A quirk of Perl's qx operator (and the various other q* operators) is that it allows you to delimit the command with just about any characters you like. For example perl -e '$bar = qx/pwd/;' would capture the output of the pwd command. When you use any of the characters that are normally used as delimiters around text parentheses, braces, brackets, etc) then the qx command will look for the appropriate matching delimiter. If you use any other punctuation (or non-alpha-numeric character?) then that same character will be the terminating delimiter as well. This later behavior is similar to, and was inspired by, a feature in "substitution" command from the old sed utility and ed line editors; while the matching of parentheses, braces, etc. are a Perl novelty.
So that's the basics of how to capture your shell script's output. To print the numbers in an HTML table you'd have to split the captured output into separate lines (saving them into a list or array) then print your HTML prologue (the <table> and <th> (header) tags, and so on) ... them loop over a series of <tr> rows, interpolating your numbers into <td>> (table data) containers) and then finally print your HTML epilogue (with the closing tags).
For that you'll want to read up on the Perl print function and about "interpolation" in Perl. That's a fairly complex topic.
This is all extremely crude and there are tools around which allow you to approach the generation of HTML at a much higher level. It's also rather dubious that you want to wrap the execution of your shell script in a Perl script since it seems likely that you could modify the shell script to directly output HTML (perhaps as an option controlled by a command line switch or environment variable) or that you could re-write the shell script in Perl. This could potentially eliminate the extra work of parsing the output (splitting it into lines and separating the values out of those lines into an array because you can capture the data directly into the array (or possibly print out your HTML rows) directly as you are generating them (however your existing shell script is doing that).
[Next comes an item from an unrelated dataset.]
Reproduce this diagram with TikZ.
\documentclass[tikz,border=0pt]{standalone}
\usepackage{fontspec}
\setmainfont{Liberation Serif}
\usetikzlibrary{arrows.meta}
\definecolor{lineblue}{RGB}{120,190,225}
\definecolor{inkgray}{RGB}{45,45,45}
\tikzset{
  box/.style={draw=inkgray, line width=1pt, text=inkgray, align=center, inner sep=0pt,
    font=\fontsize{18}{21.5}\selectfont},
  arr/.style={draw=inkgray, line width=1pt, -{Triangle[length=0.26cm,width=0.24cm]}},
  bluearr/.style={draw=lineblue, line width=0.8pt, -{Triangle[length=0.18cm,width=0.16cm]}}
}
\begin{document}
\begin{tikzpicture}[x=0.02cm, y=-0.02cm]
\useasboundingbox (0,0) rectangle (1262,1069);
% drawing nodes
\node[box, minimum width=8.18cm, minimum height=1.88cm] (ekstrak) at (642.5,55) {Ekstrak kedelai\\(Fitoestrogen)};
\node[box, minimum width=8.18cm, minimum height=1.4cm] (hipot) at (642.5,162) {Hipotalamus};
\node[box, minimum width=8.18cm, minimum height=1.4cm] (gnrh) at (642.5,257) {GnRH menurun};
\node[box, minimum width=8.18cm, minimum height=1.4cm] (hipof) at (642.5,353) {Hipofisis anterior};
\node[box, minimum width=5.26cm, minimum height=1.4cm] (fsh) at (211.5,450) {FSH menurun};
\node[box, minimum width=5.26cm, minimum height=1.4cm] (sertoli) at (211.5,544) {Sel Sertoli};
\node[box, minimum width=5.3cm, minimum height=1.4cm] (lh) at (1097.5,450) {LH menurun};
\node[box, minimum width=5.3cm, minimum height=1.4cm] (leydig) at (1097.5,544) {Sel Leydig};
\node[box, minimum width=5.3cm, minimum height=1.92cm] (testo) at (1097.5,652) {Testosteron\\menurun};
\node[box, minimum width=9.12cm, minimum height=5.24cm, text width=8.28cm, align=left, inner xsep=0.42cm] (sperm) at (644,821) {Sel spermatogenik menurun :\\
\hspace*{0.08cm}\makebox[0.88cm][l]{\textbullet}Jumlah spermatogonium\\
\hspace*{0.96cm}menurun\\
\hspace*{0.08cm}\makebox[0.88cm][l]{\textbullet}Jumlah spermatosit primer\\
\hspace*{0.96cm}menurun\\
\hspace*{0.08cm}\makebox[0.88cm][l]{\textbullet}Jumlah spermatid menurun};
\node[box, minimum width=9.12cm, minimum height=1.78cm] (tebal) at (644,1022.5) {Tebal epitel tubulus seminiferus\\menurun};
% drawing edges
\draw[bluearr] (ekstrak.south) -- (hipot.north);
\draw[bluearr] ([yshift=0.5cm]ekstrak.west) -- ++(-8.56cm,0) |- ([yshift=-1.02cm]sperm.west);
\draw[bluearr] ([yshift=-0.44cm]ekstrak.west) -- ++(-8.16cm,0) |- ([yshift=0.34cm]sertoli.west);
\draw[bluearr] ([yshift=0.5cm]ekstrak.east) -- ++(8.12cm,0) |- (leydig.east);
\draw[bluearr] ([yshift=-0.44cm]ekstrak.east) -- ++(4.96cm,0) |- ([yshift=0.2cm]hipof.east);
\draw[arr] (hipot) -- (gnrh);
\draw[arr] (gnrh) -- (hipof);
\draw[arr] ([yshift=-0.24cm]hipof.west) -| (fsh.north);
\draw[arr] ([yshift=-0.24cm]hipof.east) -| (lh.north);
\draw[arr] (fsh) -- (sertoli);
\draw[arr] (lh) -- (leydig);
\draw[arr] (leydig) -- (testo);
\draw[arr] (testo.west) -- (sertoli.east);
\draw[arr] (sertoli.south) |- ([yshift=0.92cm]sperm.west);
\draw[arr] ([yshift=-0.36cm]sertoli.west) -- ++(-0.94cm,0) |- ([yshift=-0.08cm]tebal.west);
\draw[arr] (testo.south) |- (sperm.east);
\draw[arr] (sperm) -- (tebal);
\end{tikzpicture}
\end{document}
To capture the output of your bash file, you can use the backtick operator:
use strict;
my $e = `ls`;
print $e;
Many, many thanks to you! With your great help. I was able to build a perl script which does a big part of the job.
This is what I have created so far:
#!/usr/bin/perl -w
use strict;
use CGI qw(:standard);
#some variables
my $message = "please wait, loading data...\n";
#First build the web page
print header;
print start_html('Hello World');
print "<H1>we need love, peace and harmony</H1>\n";
print "<p>$message</p>\n";
#Establish a pipeline between the bash and my script.
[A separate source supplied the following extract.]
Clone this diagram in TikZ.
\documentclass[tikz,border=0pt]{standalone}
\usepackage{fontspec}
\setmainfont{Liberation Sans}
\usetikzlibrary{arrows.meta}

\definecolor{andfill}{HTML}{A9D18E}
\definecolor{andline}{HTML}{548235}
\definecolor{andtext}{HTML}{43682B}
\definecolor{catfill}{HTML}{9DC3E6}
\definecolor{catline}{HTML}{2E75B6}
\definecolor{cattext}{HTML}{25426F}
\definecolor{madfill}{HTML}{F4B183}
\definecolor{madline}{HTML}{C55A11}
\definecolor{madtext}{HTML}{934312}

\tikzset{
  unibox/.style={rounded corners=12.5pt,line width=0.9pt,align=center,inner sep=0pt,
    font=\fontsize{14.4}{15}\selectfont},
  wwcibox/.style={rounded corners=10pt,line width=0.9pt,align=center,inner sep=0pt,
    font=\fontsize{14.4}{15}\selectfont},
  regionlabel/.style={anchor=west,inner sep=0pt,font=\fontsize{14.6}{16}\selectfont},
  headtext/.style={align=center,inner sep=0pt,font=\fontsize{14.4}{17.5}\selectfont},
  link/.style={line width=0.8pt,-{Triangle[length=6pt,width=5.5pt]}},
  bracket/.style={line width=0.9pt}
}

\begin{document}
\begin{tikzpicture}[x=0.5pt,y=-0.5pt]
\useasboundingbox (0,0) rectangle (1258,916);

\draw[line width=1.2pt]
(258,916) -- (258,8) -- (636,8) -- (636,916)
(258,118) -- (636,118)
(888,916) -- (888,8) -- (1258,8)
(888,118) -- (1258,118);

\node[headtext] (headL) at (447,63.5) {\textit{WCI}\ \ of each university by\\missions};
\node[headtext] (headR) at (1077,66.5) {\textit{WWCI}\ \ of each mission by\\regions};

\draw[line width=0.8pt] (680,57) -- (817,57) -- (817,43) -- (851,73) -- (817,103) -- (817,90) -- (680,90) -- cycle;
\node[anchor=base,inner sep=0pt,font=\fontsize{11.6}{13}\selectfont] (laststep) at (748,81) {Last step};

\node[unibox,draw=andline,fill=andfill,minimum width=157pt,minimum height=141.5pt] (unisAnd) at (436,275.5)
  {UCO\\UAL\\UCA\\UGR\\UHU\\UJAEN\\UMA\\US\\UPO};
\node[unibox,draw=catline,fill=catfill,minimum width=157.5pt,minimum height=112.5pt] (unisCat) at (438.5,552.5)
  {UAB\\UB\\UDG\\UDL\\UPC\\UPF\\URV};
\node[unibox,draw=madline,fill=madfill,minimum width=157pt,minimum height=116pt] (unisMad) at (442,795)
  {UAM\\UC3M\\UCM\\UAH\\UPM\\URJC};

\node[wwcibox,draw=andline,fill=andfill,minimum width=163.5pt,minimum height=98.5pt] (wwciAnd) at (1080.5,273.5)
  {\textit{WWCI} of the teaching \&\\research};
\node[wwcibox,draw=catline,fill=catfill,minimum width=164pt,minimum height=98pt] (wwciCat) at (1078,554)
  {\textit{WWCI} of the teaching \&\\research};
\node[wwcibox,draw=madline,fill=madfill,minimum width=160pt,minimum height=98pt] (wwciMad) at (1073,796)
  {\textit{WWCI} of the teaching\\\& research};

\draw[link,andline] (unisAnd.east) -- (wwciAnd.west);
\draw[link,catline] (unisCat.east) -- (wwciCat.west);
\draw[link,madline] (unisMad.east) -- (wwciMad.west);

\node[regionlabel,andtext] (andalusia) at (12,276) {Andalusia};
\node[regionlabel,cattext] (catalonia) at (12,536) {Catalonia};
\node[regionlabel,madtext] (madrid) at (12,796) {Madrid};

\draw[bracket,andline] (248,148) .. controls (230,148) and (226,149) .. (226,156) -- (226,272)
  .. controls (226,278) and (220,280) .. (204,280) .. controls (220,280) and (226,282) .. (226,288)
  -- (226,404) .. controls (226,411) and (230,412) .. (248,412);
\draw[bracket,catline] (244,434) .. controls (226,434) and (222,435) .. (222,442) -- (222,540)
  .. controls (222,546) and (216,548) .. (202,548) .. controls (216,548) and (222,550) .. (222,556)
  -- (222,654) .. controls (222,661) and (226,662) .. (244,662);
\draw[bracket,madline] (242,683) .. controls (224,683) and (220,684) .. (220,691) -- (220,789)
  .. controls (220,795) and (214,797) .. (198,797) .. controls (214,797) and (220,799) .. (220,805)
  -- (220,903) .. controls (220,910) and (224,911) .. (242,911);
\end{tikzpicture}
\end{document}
my $bash_command = '/love/peace/harmony/./lovepeace.bash';
open(my $pipe, '-|', $bash_command) or die $!;
while (my $line = <$pipe>){
# Do something with each line.
print "<p>$line</p>\n";
}
#job done, now refresh page?
print end_html;
When I call that .pl script in my browser, everything works nice :-) But a few questions are still on my mind:
When I call this website, it is busy loading the values from the pipe. Since there are about 10 Values its rather
quick (2-4 seconds) But if I have 100+ Values the user has to wait a while. Since I cannot have a progress bar, I
should give an information to the user. Like:
"Loading data, please wait..."
And when the job is done, this message should say: "Job done" or something similar.
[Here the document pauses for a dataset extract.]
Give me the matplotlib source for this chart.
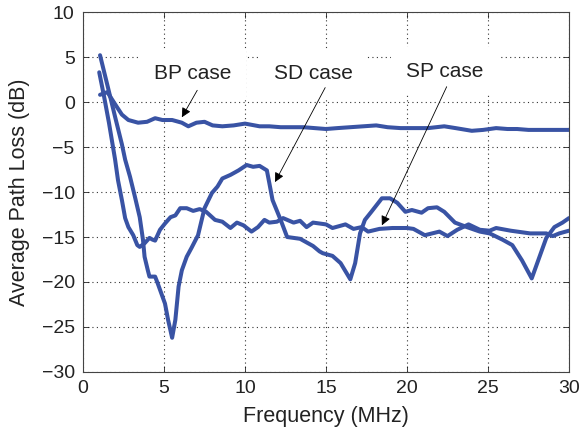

But how do I realize if the process is finnished?
can I reload the page if the job is done ?
Is there any chance of using my own stylesheet wihtin this perl-CGI
Regards,
JJ
Why only perl:
you can use awk for that in side your shell script itself.
I have done this earlier.
if you have the out put values in a variable then use the below method:
echo $SUBSCRIBERS|awk 'BEGIN {
print "<?xml version=\"1.0\" encoding=\"UTF-8\"?><GenTransactionHandler xmlns:xsi=\"http://www.w3.org/2001/XMLSchema-instance\"><EntityToPublish>\n<Entitytype=\"C\" typeDesc=\"Subscriber level\"><TargetApplCode>UHUNLD</TargetApplCode><TrxName>GET_SUBSCR_DATA</TrxName>"
}
{for(i=1;i<NF+1;i++) printf("<value>%d</value>\n",$i)}
END{
print "</Entity>\n</EntityToPublish></GenTransactionHandler>"}' >XML_SUB_NUM`date +%Y%m%d%H%M%S`.xml
in $SUBSCRIBERS the values should eb tab separated.